The survey was referenced to Mean Lower Low Water using a local tide station benchmark with published coordinates and elevation. Real Time Kinematic processing and real time data coverage were monitored during the survey while Post Processing Kinematic solutions were computed for final positioning and motion results.
Benefits and Successes of this System
The combination of using multibeam and single beam equipment allowed the R&M survey team to accurately and efficiently survey all areas of the Kuskokwim River critical to Bethel, ensuring safe access for barges and local skiffs to the City. The large swath of the multibeam echosounder system enabled the team to make fewer passes through the survey area, saving time while acquiring a higher quality of data. The more mobile and less costly single beam equipment enabled the survey team to effectively and safely survey the shallow areas of the river, while still acquiring accurate depth data.

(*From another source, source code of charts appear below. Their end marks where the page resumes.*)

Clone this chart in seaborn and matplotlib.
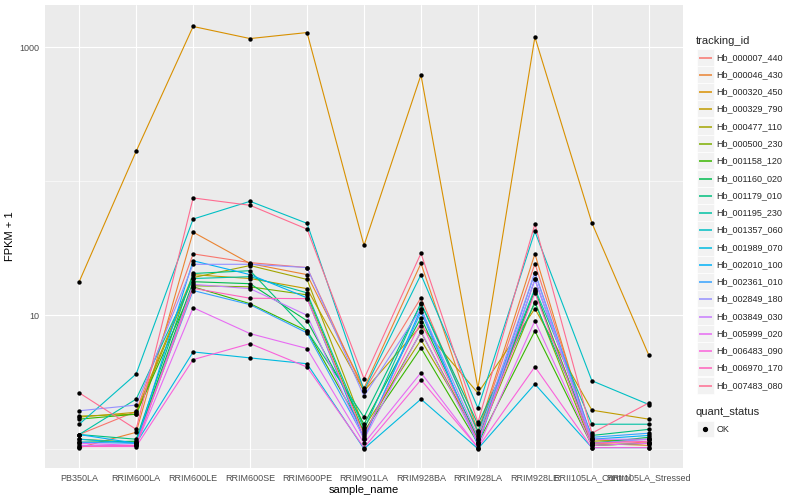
import numpy as np
import pandas as pd
import matplotlib
matplotlib.use('Agg')
import matplotlib.pyplot as plt
import seaborn as sns
from matplotlib.patches import Rectangle
from matplotlib.lines import Line2D
from matplotlib.ticker import FixedLocator, NullFormatter

# samples on the x axis
samples = ['PB350LA', 'RRIM600LA', 'RRIM600LE', 'RRIM600SE', 'RRIM600PE', 'RRIM901LA',
           'RRIM928BA', 'RRIM928LA', 'RRIM928LE', 'RRII105LA_Control', 'RRII105LA_Stressed']

# FPKM + 1 per gene, one value per sample
Hb_000007_440 = [1.29, 1.92, 28.7, 24.7, 22.7, 2.72, 13.5, 1.32, 24.3, 1.19, 1.11]
Hb_000046_430 = [1.03, 1.34, 41.7, 24.3, 20.1, 2.86, 24.4, 1.36, 28.7, 1.11, 1.07]
Hb_000320_450 = [17.8, 167, 1425, 1158, 1284, 33.2, 620, 2.85, 1188, 48.9, 5.04]
Hb_000329_790 = [1.74, 1.89, 20.1, 18.8, 15.8, 2.72, 8.34, 2.63, 11.2, 1.96, 1.68]
Hb_000477_110 = [1.77, 1.83, 19.1, 23.5, 18.5, 1.46, 6.55, 1.27, 15.3, 1.15, 1.19]
Hb_000500_230 = [1.19, 1.13, 16.6, 16.3, 14.2, 1.32, 7.5, 1.19, 12.6, 1.07, 1.11]
Hb_001158_120 = [1.68, 1.83, 16.3, 12.2, 7.65, 1.36, 5.71, 1.11, 7.65, 1.07, 1.11]
Hb_001160_020 = [1.13, 1.15, 17.8, 17.2, 9.10, 1.54, 9.58, 1.19, 15.3, 1.11, 1.23]
Hb_001179_010 = [1.29, 1.19, 20.5, 21.5, 7.65, 1.74, 12.2, 1.54, 12.4, 1.27, 1.41]
Hb_001195_230 = [1.29, 2.37, 18.8, 19.4, 14.7, 1.41, 12.4, 1.36, 15.8, 1.54, 1.54]
Hb_001357_060 = [1.54, 3.65, 52.2, 70.8, 48.5, 2.76, 20.1, 2.03, 42.2, 3.25, 2.16]
Hb_001989_070 = [1.19, 1.11, 5.33, 4.81, 4.35, 1.01, 2.37, 1.01, 3.07, 1.03, 1.03]
Hb_002010_100 = [1.29, 1.11, 25.5, 20.1, 13.5, 1.19, 11.2, 1.07, 18.5, 1.19, 1.27]
Hb_002361_010 = [1.13, 1.11, 15.3, 12.0, 7.39, 1.23, 10.6, 1.11, 20.8, 1.23, 1.32]
Hb_002849_180 = [1.94, 2.14, 24.0, 24.0, 22.7, 2.49, 11.2, 1.23, 20.8, 1.11, 1.19]
Hb_003849_030 = [1.07, 1.07, 17.0, 15.8, 10.0, 1.19, 7.6, 1.11, 18.5, 1.19, 1.19]
Hb_005999_020 = [1.11, 1.07, 11.4, 7.3, 5.65, 1.11, 3.73, 1.03, 9.1, 1.07, 1.11]
Hb_006483_090 = [1.05, 1.05, 4.67, 6.15, 4.11, 1.03, 3.30, 1.03, 4.13, 1.03, 1.03]
Hb_006970_170 = [1.05, 1.07, 15.9, 13.4, 13.3, 1.27, 8.9, 1.15, 14.7, 1.11, 1.15]
Hb_007483_080 = [2.64, 1.41, 75.0, 66.1, 43.9, 3.36, 29.0, 1.59, 47.9, 1.32, 2.22]

tracking_ids = ['Hb_000007_440', 'Hb_000046_430', 'Hb_000320_450', 'Hb_000329_790', 'Hb_000477_110',
                'Hb_000500_230', 'Hb_001158_120', 'Hb_001160_020', 'Hb_001179_010', 'Hb_001195_230',
                'Hb_001357_060', 'Hb_001989_070', 'Hb_002010_100', 'Hb_002361_010', 'Hb_002849_180',
                'Hb_003849_030', 'Hb_005999_020', 'Hb_006483_090', 'Hb_006970_170', 'Hb_007483_080']
gene_values = [Hb_000007_440, Hb_000046_430, Hb_000320_450, Hb_000329_790, Hb_000477_110,
               Hb_000500_230, Hb_001158_120, Hb_001160_020, Hb_001179_010, Hb_001195_230,
               Hb_001357_060, Hb_001989_070, Hb_002010_100, Hb_002361_010, Hb_002849_180,
               Hb_003849_030, Hb_005999_020, Hb_006483_090, Hb_006970_170, Hb_007483_080]

# ggplot default hue palette for 20 levels
colors = ['#F8766D', '#EA8331', '#D89000', '#C09B00', '#A3A500', '#7CAE00', '#39B600', '#00BB4E',
          '#00BF7D', '#00C1A3', '#00BFC4', '#00BAE0', '#00B0F6', '#35A2FF', '#9590FF', '#C77CFF',
          '#E76BF3', '#FA62DB', '#FF62BC', '#FF6C91']

# long table
rows = []
for tid, vals in zip(tracking_ids, gene_values):
    for i, s in enumerate(samples):
        rows.append({'tracking_id': tid, 'sample_name': s, 'pos': i, 'fpkm': vals[i], 'quant_status': 'OK'})
df = pd.DataFrame(rows)

sns.set_theme(style='darkgrid')
plt.rcParams['font.family'] = ['Liberation Sans', 'DejaVu Sans']

fig = plt.figure(figsize=(8, 5), dpi=100)
ax = fig.add_axes([45 / 800, 32 / 500, 638 / 800, 463 / 500])
ax.set_facecolor('#EBEBEB')

sns.lineplot(data=df, x='pos', y='fpkm', hue='tracking_id', palette=colors, hue_order=tracking_ids,
             linewidth=0.8, legend=False, ax=ax, zorder=2)
sns.scatterplot(data=df, x='pos', y='fpkm', color='black', s=10, linewidth=0, legend=False,
                ax=ax, zorder=3)

ax.set_yscale('log')
ax.set_ylim(10 ** -0.139, 10 ** 3.314)
ax.set_xlim(-0.6, len(samples) - 0.4)

ax.set_xticks(range(len(samples)))
ax.set_xticklabels(samples)
ax.yaxis.set_major_locator(FixedLocator([10, 1000]))
ax.yaxis.set_minor_locator(FixedLocator([1, 100]))
ax.yaxis.set_minor_formatter(NullFormatter())
ax.set_yticklabels(['10', '1000'])

ax.grid(which='major', color='white', linewidth=0.8)
ax.grid(which='minor', axis='y', color='white', linewidth=0.4)
ax.set_axisbelow(True)
for sp in ax.spines.values():
    sp.set_visible(False)
ax.tick_params(axis='both', which='major', length=2.5, width=0.6, color='#333333',
               labelsize=6.5, labelcolor='#4D4D4D', pad=1.5)
ax.tick_params(axis='y', which='minor', length=0)

ax.set_xlabel('sample_name', fontsize=8, color='black', labelpad=1.5)
ax.set_ylabel('FPKM + 1', fontsize=8, color='black', labelpad=3)

# legend drawn in pixel coordinates
lg = fig.add_axes([0, 0, 1, 1], zorder=5)
lg.set_xlim(0, 800)
lg.set_ylim(500, 0)
lg.axis('off')
lg.patch.set_alpha(0)

lg.text(696, 40.5, 'tracking_id', fontsize=8, va='center', ha='left')
step = 17.26
for k, (tid, c) in enumerate(zip(tracking_ids, colors)):
    yc = round(56.7 + k * step) + 0.5
    lg.add_patch(Rectangle((697, yc - step / 2 + 0.5), 16.5, step - 1, facecolor='#F2F2F2',
                           edgecolor='white', linewidth=0.5, zorder=1))
    lg.add_line(Line2D([698.5, 711.5], [yc, yc], color=c, linewidth=1.1, zorder=3,
                       solid_capstyle='butt'))
    lg.text(716.5, yc, tid, fontsize=6.5, va='center', ha='left')

lg.text(696, 412.3, 'quant_status', fontsize=8, va='center', ha='left')
lg.add_patch(Rectangle((697, 429 - step / 2 + 0.5), 16.5, step - 1, facecolor='#F2F2F2',
                       edgecolor='white', linewidth=0.5, zorder=1))
lg.plot([705.2], [429], marker='o', color='black', markersize=2.8, linestyle='none', zorder=3)
lg.text(716.5, 429, 'OK', fontsize=6.5, va='center', ha='left')

fig.savefig('out.png', dpi=100, facecolor='white')
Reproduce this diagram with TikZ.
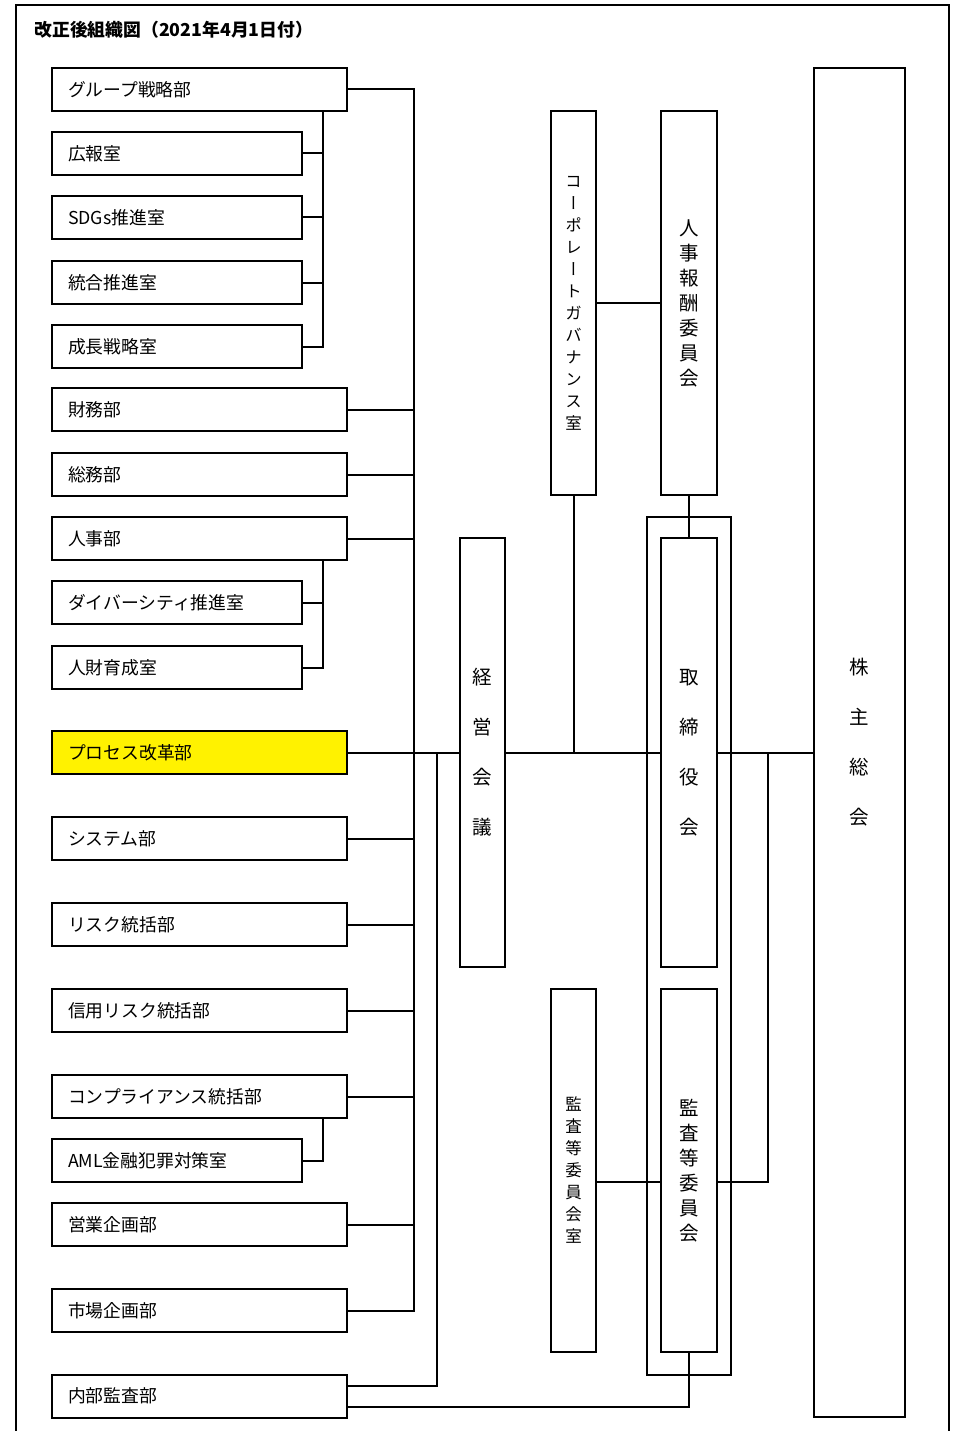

Why Conduct a Hydrographic Survey?
Hydrographic surveys are an important foundational step for any in-water design or construction projects. It is important to know the exact site layout, features and water depths so that designs can be generated and developed accordingly. With this service now in-house, R&M’s clients can streamline their project management to a single consultant versus managing multiple consultants. This results in better communication, greater efficiency and reduced costs.